== Task input ==

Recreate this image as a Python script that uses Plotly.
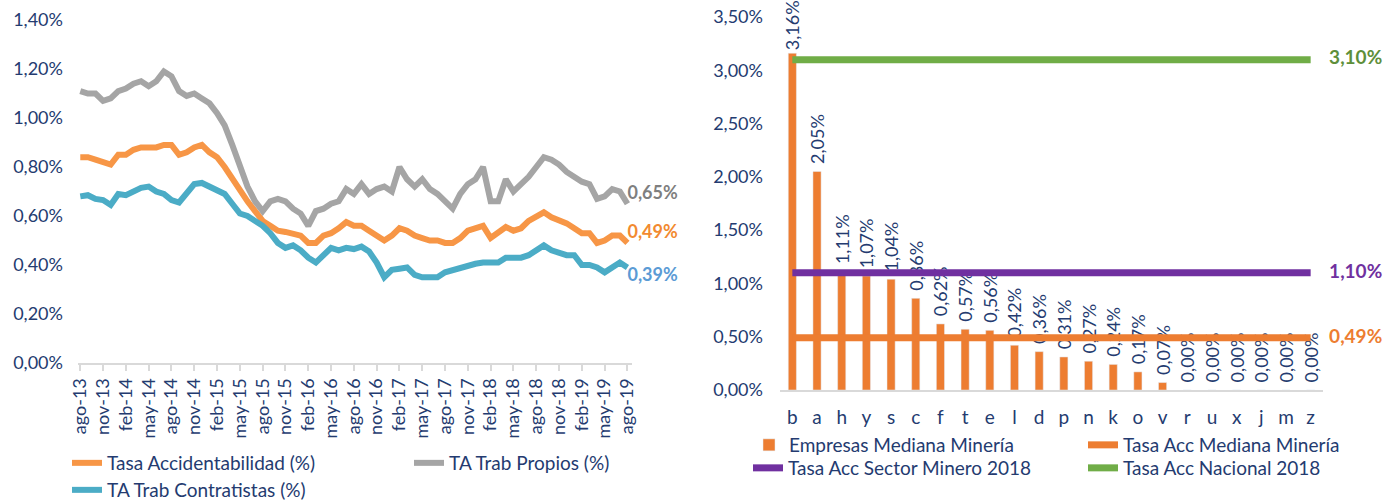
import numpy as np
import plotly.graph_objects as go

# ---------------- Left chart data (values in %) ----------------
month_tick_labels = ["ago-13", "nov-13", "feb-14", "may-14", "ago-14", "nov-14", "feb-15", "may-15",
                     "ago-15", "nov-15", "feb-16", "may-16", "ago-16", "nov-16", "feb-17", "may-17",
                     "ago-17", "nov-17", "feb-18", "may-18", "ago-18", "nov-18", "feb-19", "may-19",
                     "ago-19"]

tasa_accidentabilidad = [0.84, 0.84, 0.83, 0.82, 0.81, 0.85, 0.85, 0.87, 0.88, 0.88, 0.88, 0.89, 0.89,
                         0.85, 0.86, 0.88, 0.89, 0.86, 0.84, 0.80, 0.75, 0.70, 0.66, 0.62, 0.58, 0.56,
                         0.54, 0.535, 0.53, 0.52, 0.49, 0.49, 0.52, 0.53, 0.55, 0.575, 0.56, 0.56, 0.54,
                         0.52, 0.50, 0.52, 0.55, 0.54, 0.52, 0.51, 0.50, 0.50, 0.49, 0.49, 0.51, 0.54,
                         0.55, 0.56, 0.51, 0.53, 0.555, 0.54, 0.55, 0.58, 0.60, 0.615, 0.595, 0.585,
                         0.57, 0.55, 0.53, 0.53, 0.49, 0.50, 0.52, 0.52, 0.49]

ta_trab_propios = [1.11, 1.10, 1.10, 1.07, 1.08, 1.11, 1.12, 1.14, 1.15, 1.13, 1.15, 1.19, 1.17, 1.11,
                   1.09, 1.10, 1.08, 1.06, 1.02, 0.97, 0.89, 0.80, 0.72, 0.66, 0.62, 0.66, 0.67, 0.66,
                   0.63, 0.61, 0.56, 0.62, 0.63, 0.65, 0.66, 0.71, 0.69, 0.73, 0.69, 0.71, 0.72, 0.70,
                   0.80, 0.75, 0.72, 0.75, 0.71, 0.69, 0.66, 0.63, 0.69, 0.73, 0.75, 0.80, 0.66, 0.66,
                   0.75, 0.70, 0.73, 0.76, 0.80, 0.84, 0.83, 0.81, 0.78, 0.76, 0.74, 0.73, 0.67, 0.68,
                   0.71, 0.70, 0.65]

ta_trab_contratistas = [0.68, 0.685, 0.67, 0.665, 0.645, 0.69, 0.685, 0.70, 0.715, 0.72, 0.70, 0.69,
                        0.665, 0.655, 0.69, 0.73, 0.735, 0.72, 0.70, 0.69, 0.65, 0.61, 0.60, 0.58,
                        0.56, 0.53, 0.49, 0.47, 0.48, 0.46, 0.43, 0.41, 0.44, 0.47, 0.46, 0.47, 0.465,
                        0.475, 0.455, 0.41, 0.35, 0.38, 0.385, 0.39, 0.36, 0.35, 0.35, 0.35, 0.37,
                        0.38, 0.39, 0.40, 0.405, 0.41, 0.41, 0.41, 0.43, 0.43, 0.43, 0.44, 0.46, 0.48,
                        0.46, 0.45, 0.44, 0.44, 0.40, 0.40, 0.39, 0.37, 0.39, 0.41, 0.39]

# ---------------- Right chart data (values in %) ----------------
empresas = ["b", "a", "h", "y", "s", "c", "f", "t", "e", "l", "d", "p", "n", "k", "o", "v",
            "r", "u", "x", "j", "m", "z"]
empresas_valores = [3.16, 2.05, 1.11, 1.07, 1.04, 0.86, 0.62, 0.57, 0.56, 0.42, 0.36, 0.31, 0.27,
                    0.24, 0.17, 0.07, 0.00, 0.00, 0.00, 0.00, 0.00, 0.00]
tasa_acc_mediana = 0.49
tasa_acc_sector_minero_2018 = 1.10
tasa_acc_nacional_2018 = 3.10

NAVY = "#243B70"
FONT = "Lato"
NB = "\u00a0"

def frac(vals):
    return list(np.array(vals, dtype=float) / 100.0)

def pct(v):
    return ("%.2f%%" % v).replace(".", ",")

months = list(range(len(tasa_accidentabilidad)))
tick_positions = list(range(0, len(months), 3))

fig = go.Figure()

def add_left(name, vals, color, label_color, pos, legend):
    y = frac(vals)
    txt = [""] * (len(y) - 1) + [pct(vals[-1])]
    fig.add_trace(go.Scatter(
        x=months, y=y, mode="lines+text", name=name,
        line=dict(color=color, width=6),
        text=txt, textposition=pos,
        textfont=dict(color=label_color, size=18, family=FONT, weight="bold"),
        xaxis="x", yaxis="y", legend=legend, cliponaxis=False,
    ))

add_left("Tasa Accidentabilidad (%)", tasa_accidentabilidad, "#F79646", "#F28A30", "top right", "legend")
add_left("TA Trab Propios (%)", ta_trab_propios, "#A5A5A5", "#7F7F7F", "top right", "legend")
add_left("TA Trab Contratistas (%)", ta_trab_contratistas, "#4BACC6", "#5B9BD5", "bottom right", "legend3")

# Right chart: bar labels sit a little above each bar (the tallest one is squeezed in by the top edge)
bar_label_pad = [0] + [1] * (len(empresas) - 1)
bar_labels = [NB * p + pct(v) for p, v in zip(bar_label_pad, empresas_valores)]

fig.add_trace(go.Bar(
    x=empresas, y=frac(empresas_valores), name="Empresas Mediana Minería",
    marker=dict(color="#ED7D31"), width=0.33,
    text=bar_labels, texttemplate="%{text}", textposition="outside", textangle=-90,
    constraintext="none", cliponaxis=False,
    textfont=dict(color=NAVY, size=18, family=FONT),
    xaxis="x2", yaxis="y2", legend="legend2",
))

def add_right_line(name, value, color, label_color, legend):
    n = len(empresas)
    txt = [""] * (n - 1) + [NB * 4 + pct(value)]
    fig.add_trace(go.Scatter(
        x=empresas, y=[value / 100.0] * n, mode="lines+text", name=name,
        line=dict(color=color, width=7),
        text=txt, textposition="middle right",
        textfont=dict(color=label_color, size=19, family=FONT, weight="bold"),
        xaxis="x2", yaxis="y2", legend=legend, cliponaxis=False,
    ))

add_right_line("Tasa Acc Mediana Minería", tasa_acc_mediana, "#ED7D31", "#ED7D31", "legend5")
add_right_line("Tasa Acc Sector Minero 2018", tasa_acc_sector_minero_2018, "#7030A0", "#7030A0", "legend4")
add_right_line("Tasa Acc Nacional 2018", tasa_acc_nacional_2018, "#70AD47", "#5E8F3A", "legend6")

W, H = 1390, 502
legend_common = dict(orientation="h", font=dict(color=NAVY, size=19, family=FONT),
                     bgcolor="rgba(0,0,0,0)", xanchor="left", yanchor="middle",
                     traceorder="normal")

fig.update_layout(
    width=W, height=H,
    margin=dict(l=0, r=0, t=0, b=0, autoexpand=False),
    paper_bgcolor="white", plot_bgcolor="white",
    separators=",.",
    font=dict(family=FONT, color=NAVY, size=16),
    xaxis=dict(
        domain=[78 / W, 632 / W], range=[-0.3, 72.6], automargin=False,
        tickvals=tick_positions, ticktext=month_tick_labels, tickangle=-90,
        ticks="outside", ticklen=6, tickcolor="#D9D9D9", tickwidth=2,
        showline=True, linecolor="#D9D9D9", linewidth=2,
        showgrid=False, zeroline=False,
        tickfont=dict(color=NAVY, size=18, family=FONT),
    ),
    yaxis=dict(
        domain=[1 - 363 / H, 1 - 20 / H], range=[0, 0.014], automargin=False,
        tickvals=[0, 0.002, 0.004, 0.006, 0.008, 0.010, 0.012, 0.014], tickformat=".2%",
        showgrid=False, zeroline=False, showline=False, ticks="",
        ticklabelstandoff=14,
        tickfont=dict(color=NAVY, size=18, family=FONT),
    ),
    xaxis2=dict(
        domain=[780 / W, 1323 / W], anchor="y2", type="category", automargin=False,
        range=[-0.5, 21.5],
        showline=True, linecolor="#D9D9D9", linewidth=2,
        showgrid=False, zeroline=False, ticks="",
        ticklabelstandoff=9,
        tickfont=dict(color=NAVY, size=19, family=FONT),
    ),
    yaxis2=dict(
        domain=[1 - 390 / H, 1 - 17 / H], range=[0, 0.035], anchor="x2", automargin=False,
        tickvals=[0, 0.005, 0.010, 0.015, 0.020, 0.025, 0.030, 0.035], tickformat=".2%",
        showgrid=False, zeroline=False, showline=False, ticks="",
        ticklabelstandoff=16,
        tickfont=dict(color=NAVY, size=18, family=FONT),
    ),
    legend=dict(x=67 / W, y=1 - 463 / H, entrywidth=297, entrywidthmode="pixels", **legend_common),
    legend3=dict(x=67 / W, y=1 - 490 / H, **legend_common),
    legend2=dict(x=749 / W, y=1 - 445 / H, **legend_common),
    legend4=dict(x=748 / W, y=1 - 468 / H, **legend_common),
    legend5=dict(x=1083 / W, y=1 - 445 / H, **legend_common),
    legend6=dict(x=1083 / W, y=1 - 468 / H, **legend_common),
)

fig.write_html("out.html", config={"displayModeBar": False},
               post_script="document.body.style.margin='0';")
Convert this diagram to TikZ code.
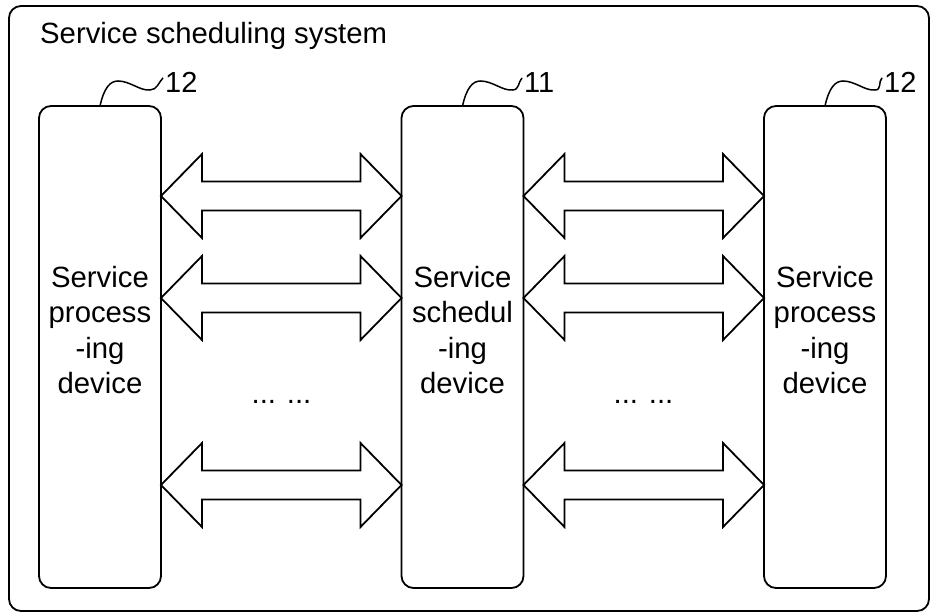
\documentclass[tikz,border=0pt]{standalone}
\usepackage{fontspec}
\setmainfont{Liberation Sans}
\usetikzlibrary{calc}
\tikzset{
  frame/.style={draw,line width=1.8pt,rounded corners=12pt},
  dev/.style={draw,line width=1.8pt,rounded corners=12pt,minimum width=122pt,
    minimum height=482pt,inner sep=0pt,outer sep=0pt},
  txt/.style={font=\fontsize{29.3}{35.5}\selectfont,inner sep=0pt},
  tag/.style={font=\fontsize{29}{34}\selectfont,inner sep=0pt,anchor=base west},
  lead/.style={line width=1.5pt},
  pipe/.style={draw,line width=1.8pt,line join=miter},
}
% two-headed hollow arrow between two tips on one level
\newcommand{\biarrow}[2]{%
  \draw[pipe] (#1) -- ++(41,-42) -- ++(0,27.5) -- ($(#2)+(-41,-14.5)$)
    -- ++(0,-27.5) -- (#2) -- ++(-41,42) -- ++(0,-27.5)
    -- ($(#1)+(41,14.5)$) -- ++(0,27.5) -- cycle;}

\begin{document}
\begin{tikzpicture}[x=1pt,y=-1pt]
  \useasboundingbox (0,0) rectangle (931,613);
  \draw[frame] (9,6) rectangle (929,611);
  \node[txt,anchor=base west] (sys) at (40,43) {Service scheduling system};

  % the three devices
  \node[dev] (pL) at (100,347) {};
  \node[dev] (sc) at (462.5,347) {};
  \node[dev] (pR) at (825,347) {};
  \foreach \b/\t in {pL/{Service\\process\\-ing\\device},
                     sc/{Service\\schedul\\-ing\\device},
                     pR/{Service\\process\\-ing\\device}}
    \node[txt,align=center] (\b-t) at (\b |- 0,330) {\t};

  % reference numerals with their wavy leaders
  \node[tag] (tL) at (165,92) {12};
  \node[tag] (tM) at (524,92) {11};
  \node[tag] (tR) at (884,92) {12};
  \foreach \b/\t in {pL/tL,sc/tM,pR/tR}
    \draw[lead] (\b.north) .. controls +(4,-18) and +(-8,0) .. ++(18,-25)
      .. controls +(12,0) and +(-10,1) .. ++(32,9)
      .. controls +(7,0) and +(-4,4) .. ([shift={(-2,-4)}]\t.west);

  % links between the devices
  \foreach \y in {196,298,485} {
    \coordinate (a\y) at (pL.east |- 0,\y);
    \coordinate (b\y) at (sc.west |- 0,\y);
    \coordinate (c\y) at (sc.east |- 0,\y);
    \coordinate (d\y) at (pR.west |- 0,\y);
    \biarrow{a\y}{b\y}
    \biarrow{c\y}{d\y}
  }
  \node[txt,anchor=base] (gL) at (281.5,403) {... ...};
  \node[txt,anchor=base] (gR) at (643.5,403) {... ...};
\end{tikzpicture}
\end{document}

===

• [Required work]: Take the lines from the start of the material to the line with "import plotly.graph_objects as go", both included, and transcribe them exactly without the pictures.

• [The solution]:
Recreate this image as a Python script that uses Plotly.
import numpy as np
import plotly.graph_objects as go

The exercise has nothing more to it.